Initialement, Bakou avait assuré que la route était bloquée par des militants écologistes azéris venus dénoncer des mines illégales, avant finalement d’annoncer l’installation d’un point de contrôle. Fin juin, la branche arménienne de la Croix-Rouge a indiqué que les livraisons médicales aux hôpitaux du Haut-Karabakh, ainsi que le transport des patients gravement malades, avaient été suspendus via le corridor. Quelques jours plus tard, selon les gardes-frontières azerbaïdjanais, la circulation avait repris sur cette route.
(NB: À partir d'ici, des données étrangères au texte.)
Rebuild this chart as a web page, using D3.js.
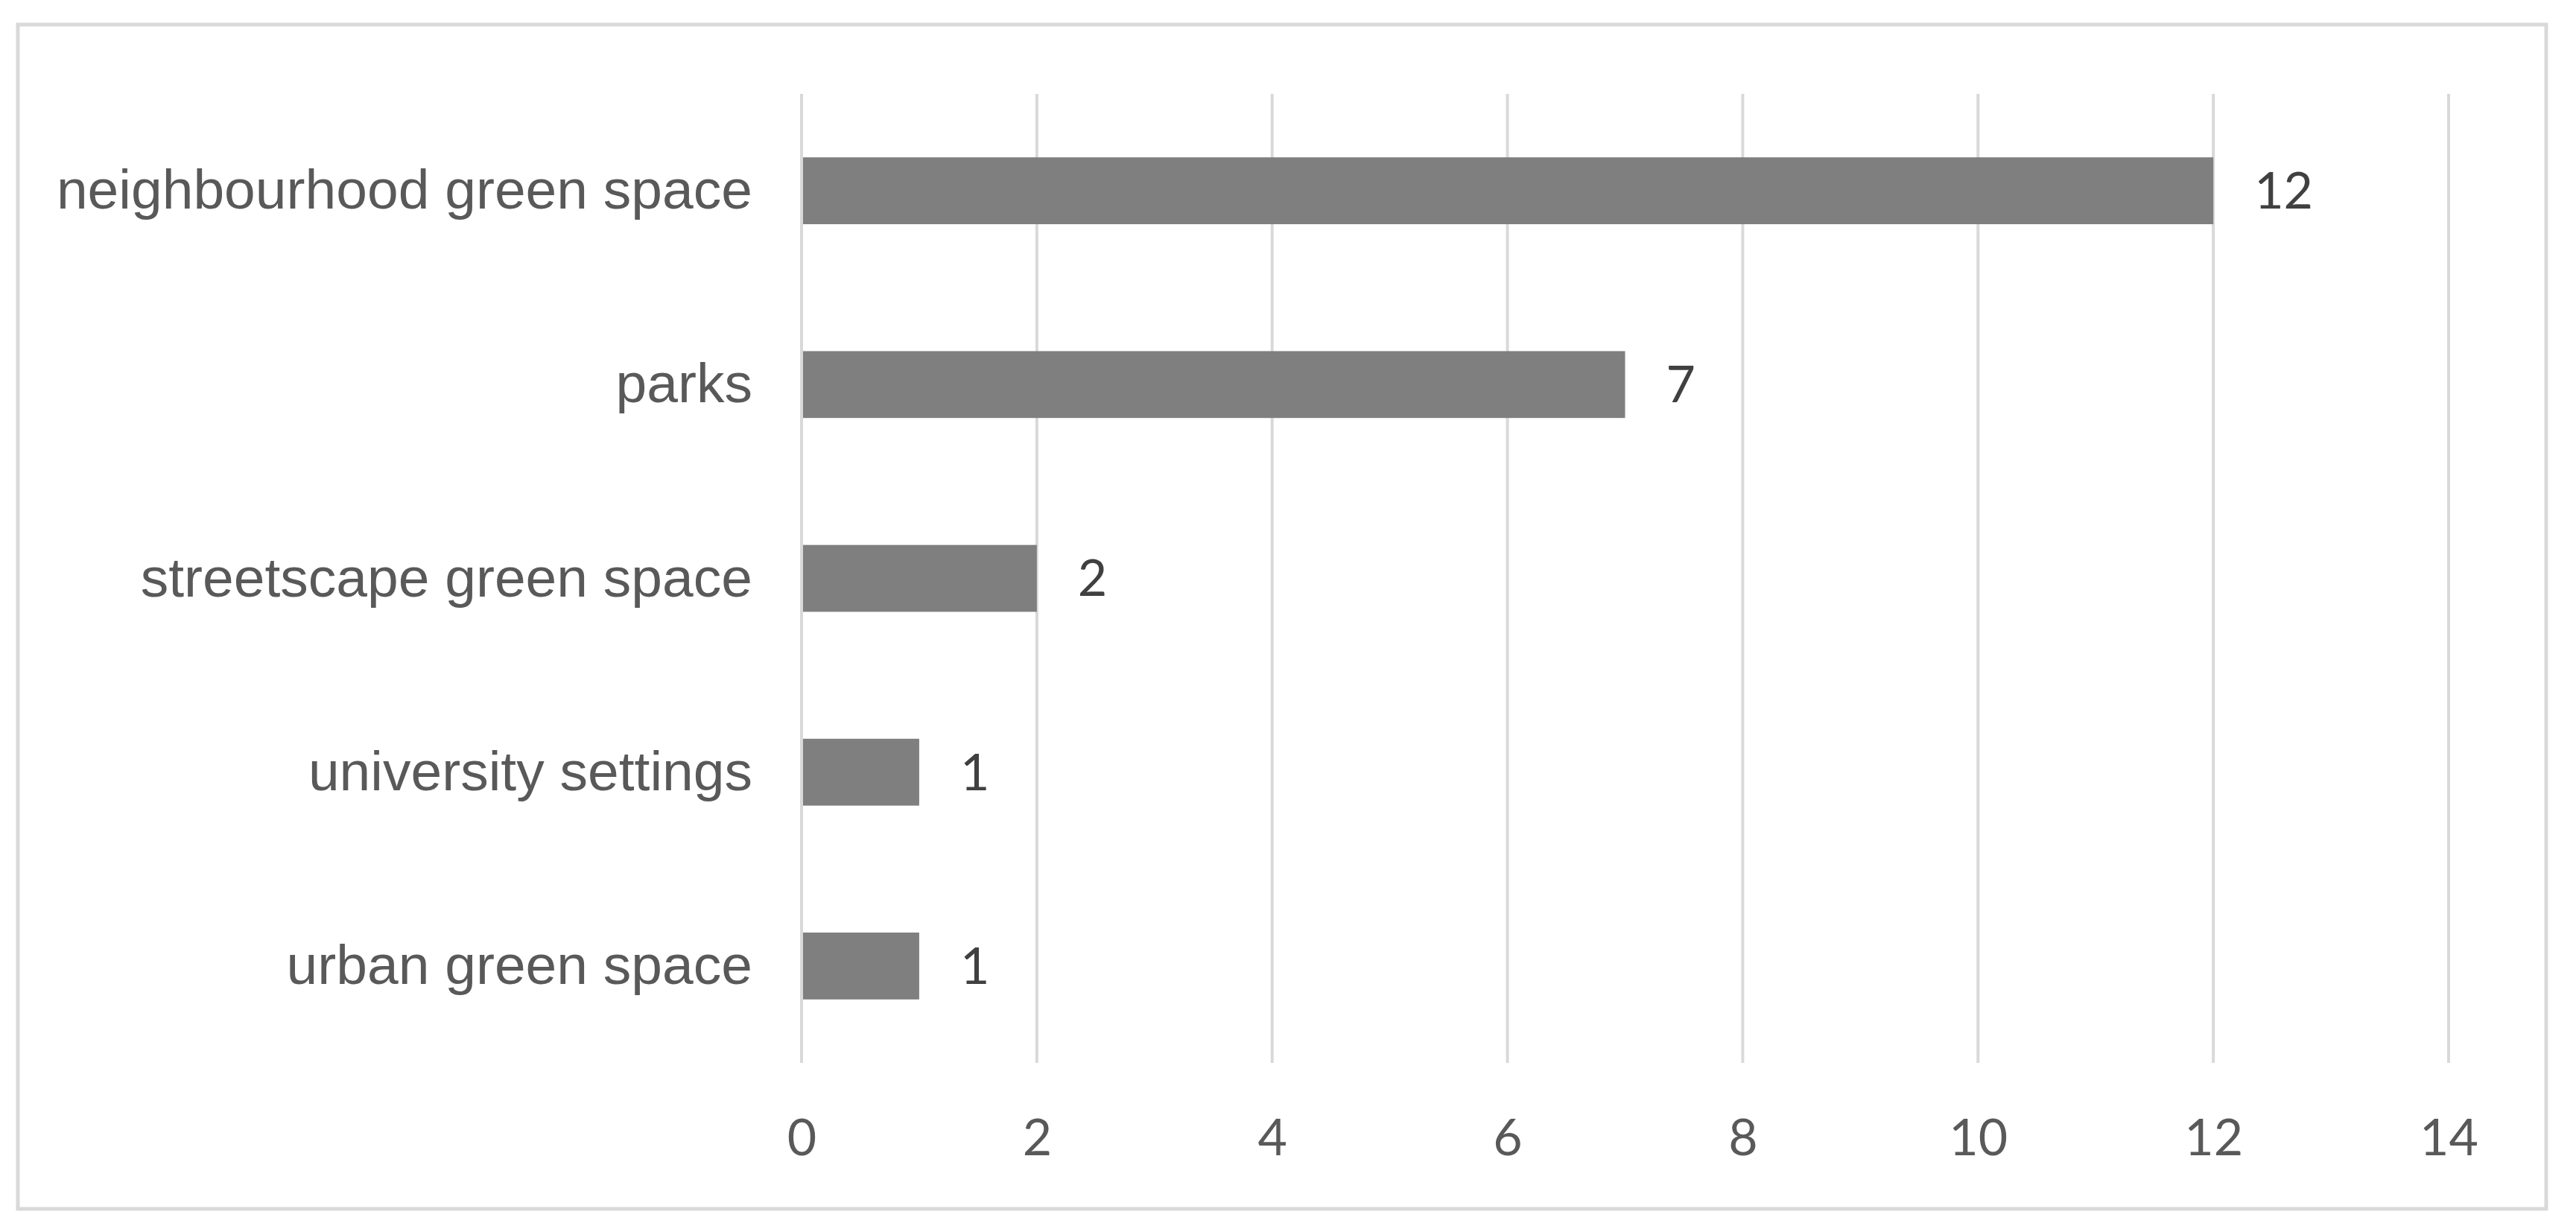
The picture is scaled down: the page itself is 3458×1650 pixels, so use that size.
<!DOCTYPE html>
<html>
<head>
<meta charset="utf-8">
<script src="https://cdn.jsdelivr.net/npm/d3@7"></script>
<style>
  body { margin: 0; background: #fff; }
</style>
</head>
<body>
<div id="chart"></div>
<script>
// Data
const categories = ["neighbourhood green space", "parks", "streetscape green space", "university settings", "urban green space"];
const counts = [12, 7, 2, 1, 1];
const xTicks = [0, 2, 4, 6, 8, 10, 12, 14];

const width = 3458;
const height = 1650;
const margin = { left: 1076, right: 171, top: 126, bottom: 223 };

const svg = d3.select("#chart")
    .append("svg")
    .attr("width", width)
    .attr("height", height);

// Outer frame of the chart area
svg.append("rect")
    .attr("x", 24)
    .attr("y", 33)
    .attr("width", 3394)
    .attr("height", 1590)
    .attr("fill", "#fff")
    .attr("stroke", "#d9d9d9")
    .attr("stroke-width", 5);

const x = d3.scaleLinear()
    .domain([0, 14])
    .range([margin.left, width - margin.right]);

const y = d3.scaleBand()
    .domain(categories)
    .range([margin.top, height - margin.bottom])
    .paddingInner(0.655)
    .paddingOuter(0.3275);

// Vertical gridlines
svg.append("g")
    .selectAll("line")
    .data(xTicks)
    .enter()
    .append("line")
    .attr("x1", d => x(d))
    .attr("x2", d => x(d))
    .attr("y1", margin.top)
    .attr("y2", height - margin.bottom)
    .attr("stroke", "#d9d9d9")
    .attr("stroke-width", 4);

// X axis labels
const xAxis = svg.append("g")
    .attr("transform", `translate(0,${height - margin.bottom})`)
    .call(d3.axisBottom(x).tickValues(xTicks).tickSize(0).tickPadding(76));
xAxis.select(".domain").remove();
xAxis.selectAll("text")
    .attr("fill", "#595959")
    .style("font-family", "Lato, 'Open Sans', sans-serif")
    .style("font-size", "68px");

// Category labels
const yAxis = svg.append("g")
    .attr("transform", `translate(${margin.left},0)`)
    .call(d3.axisLeft(y).tickSize(0).tickPadding(66));
yAxis.select(".domain").remove();
yAxis.selectAll("text")
    .attr("fill", "#595959")
    .style("font-family", "'Liberation Sans', Arial, sans-serif")
    .style("font-size", "75px");

// Bars
const rows = categories.map((c, i) => ({ category: c, value: counts[i] }));

svg.append("g")
    .selectAll("rect")
    .data(rows)
    .enter()
    .append("rect")
    .attr("x", x(0) + 2)
    .attr("y", d => y(d.category))
    .attr("width", d => x(d.value) - x(0) - 2)
    .attr("height", y.bandwidth())
    .attr("fill", "#7f7f7f");

// Value labels
svg.append("g")
    .selectAll("text")
    .data(rows)
    .enter()
    .append("text")
    .attr("x", d => x(d.value) + 55)
    .attr("y", d => y(d.category) + y.bandwidth() / 2)
    .attr("dy", "0.35em")
    .attr("fill", "#404040")
    .style("font-family", "Lato, 'Open Sans', sans-serif")
    .style("font-size", "68px")
    .text(d => d.value);
</script>
</body>
</html>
Mais en juin, Nikol Pachinian, qui dénonce une volonté de « nettoyage ethnique » dans la région sécessionniste, s’alarme de livraisons de nourriture « presque à l’arrêt » et de patients empêchés d’aller se soigner en Arménie.

Lancée quelques heures après l’annonce de la mort de quatre policiers et deux civils azéris dans l’explosion de mines, l’opération armée azérie fait craindre un retour d’un conflit entre les deux voisins du Caucase. Les autorités du Haut-Karabakh ont appelé l’Azerbaïdjan au cessez-le-feu et à des négociations. En réponse, l’Azerbaïdjan a proposé des pourparlers avec les Arméniens du Karabakh dans la ville azérie de Yevlakh située à 295 kilomètres à l’ouest de Bakou. Le pays se dit prêt à des négociations si les Arméniens rendent les armes alors même que le Premier ministre Nikol Pachinian assure n’avoir déployé aucune force armée dans la région. « Les forces armées arméniennes illégales doivent hisser le drapeau blanc, rendre toutes les armes et le régime illégal doit se dissoudre. Autrement les opérations antiterroristes continueront jusqu’au bout », a indiqué l’administration présidentielle azérie, faisant écho à sa diplomatie qui réclamait une reddition « totale et inconditionnelle ».